■ **PROBLEM TO WORK ON**: Copy the lines from the start of the records below through the line containing "([yshift=-1.3pt]sw.south west) -- ([yshift=-1.3pt]sw.south", both included, and leave out the pictures.

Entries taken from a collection
'''
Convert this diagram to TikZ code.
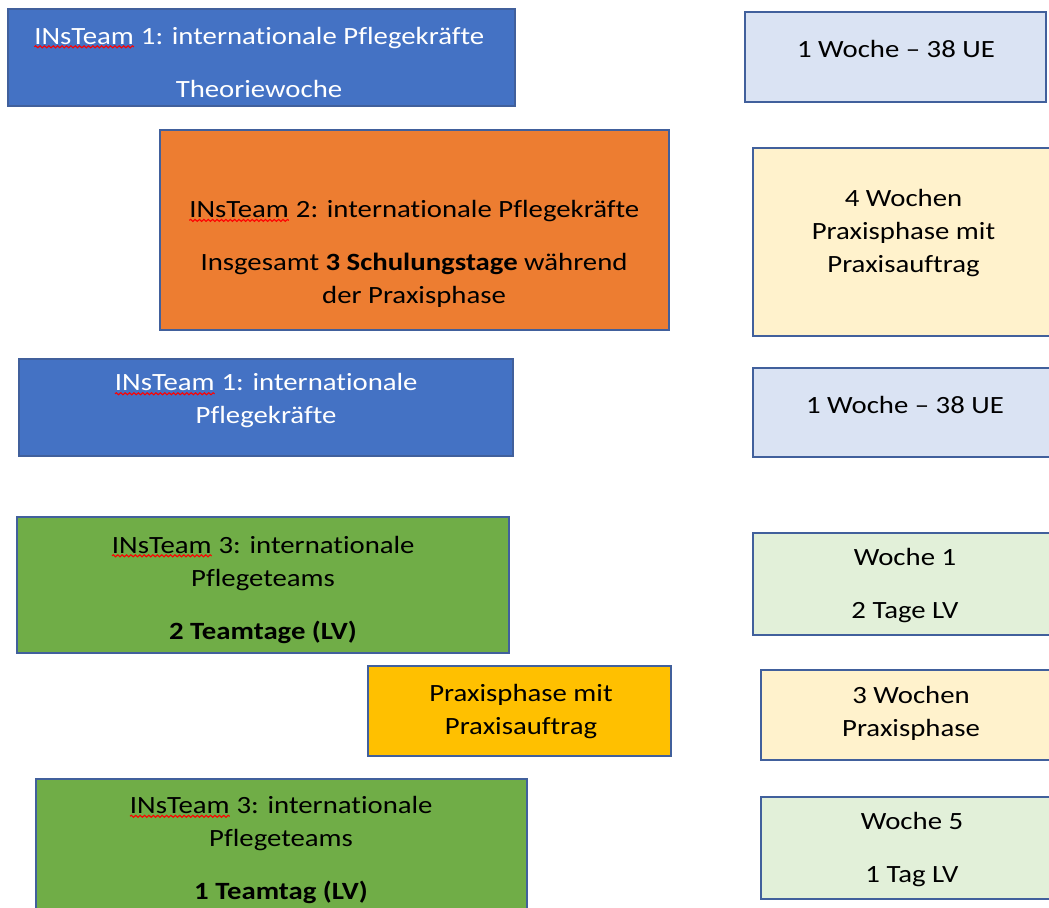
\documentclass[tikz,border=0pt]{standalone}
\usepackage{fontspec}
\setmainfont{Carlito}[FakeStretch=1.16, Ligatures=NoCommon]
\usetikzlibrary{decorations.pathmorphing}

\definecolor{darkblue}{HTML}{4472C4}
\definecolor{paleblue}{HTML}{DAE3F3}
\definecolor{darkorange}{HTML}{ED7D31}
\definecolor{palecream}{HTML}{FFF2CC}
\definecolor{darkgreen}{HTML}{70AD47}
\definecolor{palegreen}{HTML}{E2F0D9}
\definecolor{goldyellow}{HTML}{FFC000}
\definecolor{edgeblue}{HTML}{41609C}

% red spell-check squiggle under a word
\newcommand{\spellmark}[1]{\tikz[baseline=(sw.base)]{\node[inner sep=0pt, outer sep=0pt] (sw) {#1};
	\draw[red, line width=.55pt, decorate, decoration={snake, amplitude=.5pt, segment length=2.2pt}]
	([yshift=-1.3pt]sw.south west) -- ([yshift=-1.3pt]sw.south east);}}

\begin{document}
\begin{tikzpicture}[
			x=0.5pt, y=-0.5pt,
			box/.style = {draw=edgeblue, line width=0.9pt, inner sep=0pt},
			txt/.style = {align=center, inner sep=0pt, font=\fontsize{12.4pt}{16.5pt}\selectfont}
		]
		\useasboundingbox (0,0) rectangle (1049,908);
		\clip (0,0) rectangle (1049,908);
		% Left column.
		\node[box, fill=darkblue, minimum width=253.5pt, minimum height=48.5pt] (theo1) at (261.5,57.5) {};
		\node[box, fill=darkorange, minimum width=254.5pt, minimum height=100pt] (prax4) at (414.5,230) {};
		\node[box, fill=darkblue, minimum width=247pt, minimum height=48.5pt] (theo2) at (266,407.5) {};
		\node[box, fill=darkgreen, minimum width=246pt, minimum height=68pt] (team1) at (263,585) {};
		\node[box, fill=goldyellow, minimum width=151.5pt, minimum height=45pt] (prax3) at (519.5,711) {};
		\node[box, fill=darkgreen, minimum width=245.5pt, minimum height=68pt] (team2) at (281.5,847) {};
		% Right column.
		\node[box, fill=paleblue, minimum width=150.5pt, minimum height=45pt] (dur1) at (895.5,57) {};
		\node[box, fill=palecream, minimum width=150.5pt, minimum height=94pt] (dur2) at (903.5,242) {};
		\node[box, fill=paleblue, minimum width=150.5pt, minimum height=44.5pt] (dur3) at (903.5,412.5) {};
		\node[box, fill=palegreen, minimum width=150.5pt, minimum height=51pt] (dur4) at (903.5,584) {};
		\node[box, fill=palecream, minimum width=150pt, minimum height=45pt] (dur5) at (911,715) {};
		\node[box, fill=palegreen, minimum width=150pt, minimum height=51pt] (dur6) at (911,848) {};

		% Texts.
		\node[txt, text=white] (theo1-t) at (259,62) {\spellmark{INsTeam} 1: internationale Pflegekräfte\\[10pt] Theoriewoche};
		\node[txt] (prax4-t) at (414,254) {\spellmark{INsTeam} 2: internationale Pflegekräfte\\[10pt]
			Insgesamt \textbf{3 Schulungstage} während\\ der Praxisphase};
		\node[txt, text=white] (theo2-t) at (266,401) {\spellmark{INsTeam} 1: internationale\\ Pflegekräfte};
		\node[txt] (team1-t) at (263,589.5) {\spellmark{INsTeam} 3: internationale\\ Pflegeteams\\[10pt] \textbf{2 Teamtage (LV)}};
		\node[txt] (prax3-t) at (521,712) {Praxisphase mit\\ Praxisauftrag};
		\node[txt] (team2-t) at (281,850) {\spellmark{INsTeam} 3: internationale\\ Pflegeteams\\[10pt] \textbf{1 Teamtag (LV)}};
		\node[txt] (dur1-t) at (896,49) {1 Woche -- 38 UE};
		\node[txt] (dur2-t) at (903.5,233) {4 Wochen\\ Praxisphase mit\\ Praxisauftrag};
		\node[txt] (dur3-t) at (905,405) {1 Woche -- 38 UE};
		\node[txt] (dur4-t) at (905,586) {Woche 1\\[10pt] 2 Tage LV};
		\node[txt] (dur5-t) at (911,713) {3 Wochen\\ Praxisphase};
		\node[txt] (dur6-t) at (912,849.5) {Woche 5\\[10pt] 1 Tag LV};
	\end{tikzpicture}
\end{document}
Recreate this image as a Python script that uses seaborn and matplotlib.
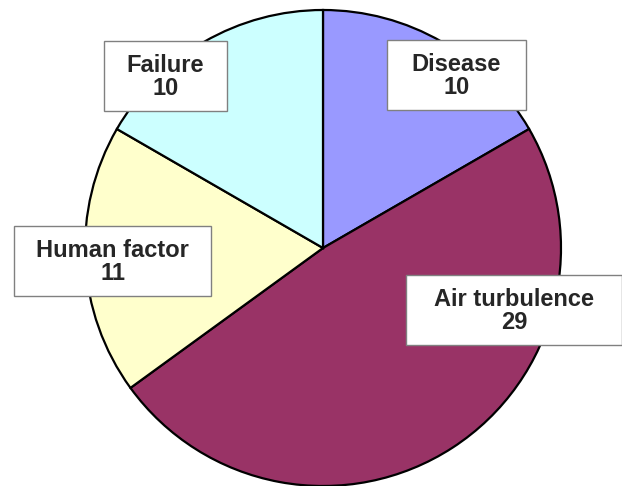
'''
■ **WRITTEN REPLY**:
Convert this diagram to TikZ code.
\documentclass[tikz,border=0pt]{standalone}
\usepackage{fontspec}
\setmainfont{Carlito}[FakeStretch=1.16, Ligatures=NoCommon]
\usetikzlibrary{decorations.pathmorphing}

\definecolor{darkblue}{HTML}{4472C4}
\definecolor{paleblue}{HTML}{DAE3F3}
\definecolor{darkorange}{HTML}{ED7D31}
\definecolor{palecream}{HTML}{FFF2CC}
\definecolor{darkgreen}{HTML}{70AD47}
\definecolor{palegreen}{HTML}{E2F0D9}
\definecolor{goldyellow}{HTML}{FFC000}
\definecolor{edgeblue}{HTML}{41609C}

% red spell-check squiggle under a word
\newcommand{\spellmark}[1]{\tikz[baseline=(sw.base)]{\node[inner sep=0pt, outer sep=0pt] (sw) {#1};
	\draw[red, line width=.55pt, decorate, decoration={snake, amplitude=.5pt, segment length=2.2pt}]
	([yshift=-1.3pt]sw.south west) -- ([yshift=-1.3pt]sw.south east);}}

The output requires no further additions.